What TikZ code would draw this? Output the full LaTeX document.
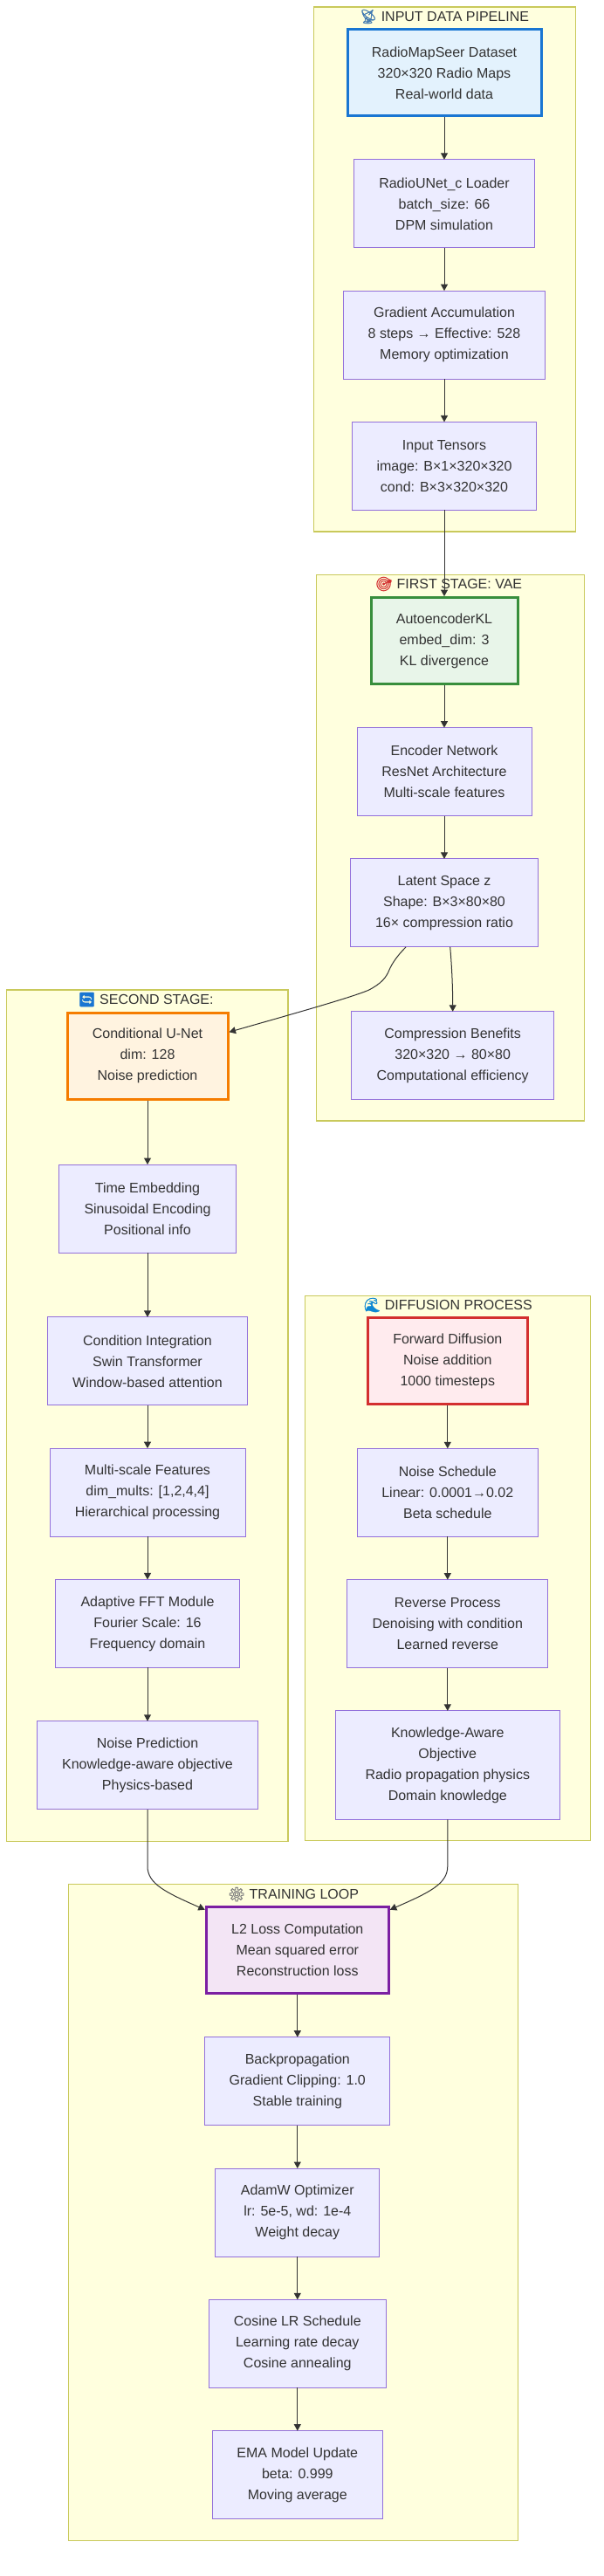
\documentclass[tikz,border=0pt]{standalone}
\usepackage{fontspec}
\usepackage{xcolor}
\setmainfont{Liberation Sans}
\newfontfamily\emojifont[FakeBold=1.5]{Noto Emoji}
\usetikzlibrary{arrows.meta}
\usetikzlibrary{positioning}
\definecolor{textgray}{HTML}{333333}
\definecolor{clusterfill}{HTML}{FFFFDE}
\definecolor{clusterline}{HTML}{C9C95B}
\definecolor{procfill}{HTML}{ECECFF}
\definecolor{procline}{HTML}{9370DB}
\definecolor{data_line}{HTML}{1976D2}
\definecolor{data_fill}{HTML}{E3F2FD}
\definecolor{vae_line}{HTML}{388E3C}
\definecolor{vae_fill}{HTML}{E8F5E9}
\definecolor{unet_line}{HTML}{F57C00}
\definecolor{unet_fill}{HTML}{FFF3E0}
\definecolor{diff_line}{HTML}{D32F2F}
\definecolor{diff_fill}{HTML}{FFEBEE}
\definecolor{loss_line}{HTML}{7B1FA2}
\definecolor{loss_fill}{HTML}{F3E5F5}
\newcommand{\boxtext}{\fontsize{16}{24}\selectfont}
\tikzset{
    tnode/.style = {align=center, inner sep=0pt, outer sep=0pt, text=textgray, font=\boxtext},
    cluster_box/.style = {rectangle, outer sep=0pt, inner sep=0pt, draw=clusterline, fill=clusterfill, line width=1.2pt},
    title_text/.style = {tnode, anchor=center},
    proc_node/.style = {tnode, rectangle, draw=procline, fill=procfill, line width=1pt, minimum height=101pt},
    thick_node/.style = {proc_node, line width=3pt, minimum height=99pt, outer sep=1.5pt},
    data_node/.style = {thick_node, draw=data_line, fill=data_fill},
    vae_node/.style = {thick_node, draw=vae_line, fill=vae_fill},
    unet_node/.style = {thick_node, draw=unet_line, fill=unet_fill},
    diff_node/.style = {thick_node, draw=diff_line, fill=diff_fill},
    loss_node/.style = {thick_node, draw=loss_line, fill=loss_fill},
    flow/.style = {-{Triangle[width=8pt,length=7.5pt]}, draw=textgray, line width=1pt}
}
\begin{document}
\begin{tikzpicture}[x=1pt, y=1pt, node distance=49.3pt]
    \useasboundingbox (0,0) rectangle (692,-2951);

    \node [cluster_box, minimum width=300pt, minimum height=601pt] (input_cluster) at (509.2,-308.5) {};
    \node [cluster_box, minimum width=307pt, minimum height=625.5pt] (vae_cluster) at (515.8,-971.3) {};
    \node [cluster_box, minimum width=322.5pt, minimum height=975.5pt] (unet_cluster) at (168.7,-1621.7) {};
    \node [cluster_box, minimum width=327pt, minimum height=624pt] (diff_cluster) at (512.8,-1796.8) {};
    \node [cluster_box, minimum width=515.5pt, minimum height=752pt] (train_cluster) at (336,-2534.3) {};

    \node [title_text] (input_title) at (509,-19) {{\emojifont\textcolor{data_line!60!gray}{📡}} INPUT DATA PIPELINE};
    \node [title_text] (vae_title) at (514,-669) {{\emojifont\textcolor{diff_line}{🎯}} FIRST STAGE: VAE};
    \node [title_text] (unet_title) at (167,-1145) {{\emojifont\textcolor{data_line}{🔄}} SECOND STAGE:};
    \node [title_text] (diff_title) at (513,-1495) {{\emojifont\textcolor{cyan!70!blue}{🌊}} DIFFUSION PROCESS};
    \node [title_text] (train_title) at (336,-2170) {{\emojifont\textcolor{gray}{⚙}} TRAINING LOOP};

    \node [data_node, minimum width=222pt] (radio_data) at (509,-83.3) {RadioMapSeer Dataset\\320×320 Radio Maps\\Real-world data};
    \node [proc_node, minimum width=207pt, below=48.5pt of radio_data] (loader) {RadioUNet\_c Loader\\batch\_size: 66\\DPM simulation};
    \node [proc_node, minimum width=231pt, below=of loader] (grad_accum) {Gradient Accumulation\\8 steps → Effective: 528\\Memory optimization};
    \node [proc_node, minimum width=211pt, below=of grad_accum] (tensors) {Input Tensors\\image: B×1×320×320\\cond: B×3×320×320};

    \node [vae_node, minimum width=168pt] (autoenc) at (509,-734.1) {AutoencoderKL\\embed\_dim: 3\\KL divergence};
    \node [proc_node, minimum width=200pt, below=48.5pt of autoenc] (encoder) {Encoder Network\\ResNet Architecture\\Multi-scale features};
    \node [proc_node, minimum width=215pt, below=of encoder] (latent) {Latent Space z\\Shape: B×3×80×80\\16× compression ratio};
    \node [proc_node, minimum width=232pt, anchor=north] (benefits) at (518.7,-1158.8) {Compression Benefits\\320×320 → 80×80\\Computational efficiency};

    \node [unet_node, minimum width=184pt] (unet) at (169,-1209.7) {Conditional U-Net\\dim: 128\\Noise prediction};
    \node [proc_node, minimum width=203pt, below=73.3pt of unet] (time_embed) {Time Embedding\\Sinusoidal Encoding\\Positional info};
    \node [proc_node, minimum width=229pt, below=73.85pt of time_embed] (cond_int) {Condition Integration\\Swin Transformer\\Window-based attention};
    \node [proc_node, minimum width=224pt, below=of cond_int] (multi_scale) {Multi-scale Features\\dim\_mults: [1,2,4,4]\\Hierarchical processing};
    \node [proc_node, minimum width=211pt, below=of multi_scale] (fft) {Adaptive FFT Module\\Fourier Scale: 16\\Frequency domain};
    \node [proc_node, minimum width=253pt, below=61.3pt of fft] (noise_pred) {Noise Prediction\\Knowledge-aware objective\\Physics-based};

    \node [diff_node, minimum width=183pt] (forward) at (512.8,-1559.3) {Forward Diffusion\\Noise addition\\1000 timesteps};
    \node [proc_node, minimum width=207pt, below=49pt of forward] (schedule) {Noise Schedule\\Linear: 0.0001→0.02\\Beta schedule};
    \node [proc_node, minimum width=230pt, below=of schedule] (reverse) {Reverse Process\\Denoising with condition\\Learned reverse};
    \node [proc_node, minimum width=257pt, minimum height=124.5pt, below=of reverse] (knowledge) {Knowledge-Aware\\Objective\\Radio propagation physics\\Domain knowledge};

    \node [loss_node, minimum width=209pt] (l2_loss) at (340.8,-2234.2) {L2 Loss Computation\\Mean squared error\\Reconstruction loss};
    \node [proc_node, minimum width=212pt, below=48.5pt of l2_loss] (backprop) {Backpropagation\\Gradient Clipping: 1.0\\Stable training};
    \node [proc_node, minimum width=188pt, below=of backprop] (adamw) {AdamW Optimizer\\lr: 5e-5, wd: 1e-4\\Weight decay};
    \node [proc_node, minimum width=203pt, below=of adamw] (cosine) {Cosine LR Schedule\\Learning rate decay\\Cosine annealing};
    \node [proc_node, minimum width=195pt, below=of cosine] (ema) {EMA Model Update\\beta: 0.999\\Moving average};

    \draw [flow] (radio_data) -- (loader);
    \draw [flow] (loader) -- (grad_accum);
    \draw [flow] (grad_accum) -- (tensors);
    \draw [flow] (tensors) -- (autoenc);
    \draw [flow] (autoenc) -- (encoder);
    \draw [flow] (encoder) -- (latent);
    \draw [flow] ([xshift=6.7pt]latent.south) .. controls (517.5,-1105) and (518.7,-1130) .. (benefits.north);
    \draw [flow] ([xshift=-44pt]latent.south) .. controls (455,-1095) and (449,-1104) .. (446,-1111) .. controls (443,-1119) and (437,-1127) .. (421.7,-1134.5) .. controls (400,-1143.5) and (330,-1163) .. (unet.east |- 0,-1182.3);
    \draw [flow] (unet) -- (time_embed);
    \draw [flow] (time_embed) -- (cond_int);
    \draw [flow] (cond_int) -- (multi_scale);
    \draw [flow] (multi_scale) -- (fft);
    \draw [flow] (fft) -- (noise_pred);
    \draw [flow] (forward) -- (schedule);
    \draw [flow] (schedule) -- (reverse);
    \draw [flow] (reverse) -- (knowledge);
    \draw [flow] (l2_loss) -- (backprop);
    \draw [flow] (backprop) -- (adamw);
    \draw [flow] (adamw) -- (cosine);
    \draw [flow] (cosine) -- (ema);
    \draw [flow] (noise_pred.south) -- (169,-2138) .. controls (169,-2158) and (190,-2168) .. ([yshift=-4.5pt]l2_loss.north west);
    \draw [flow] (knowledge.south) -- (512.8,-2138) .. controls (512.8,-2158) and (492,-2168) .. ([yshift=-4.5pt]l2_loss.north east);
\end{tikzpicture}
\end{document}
⁂
Write out each line of the listing above, exactly, from its first line to the line holding "(0,0) rectangle (692,-2951);", inclusive. Skip the pictures.

What TikZ code would draw this? Output the full LaTeX document.
\documentclass[tikz,border=0pt]{standalone}
\usepackage{fontspec}
\usepackage{xcolor}
\setmainfont{Liberation Sans}
\newfontfamily\emojifont[FakeBold=1.5]{Noto Emoji}
\usetikzlibrary{arrows.meta}
\usetikzlibrary{positioning}
\definecolor{textgray}{HTML}{333333}
\definecolor{clusterfill}{HTML}{FFFFDE}
\definecolor{clusterline}{HTML}{C9C95B}
\definecolor{procfill}{HTML}{ECECFF}
\definecolor{procline}{HTML}{9370DB}
\definecolor{data_line}{HTML}{1976D2}
\definecolor{data_fill}{HTML}{E3F2FD}
\definecolor{vae_line}{HTML}{388E3C}
\definecolor{vae_fill}{HTML}{E8F5E9}
\definecolor{unet_line}{HTML}{F57C00}
\definecolor{unet_fill}{HTML}{FFF3E0}
\definecolor{diff_line}{HTML}{D32F2F}
\definecolor{diff_fill}{HTML}{FFEBEE}
\definecolor{loss_line}{HTML}{7B1FA2}
\definecolor{loss_fill}{HTML}{F3E5F5}
\newcommand{\boxtext}{\fontsize{16}{24}\selectfont}
\tikzset{
    tnode/.style = {align=center, inner sep=0pt, outer sep=0pt, text=textgray, font=\boxtext},
    cluster_box/.style = {rectangle, outer sep=0pt, inner sep=0pt, draw=clusterline, fill=clusterfill, line width=1.2pt},
    title_text/.style = {tnode, anchor=center},
    proc_node/.style = {tnode, rectangle, draw=procline, fill=procfill, line width=1pt, minimum height=101pt},
    thick_node/.style = {proc_node, line width=3pt, minimum height=99pt, outer sep=1.5pt},
    data_node/.style = {thick_node, draw=data_line, fill=data_fill},
    vae_node/.style = {thick_node, draw=vae_line, fill=vae_fill},
    unet_node/.style = {thick_node, draw=unet_line, fill=unet_fill},
    diff_node/.style = {thick_node, draw=diff_line, fill=diff_fill},
    loss_node/.style = {thick_node, draw=loss_line, fill=loss_fill},
    flow/.style = {-{Triangle[width=8pt,length=7.5pt]}, draw=textgray, line width=1pt}
}
\begin{document}
\begin{tikzpicture}[x=1pt, y=1pt, node distance=49.3pt]
    \useasboundingbox (0,0) rectangle (692,-2951);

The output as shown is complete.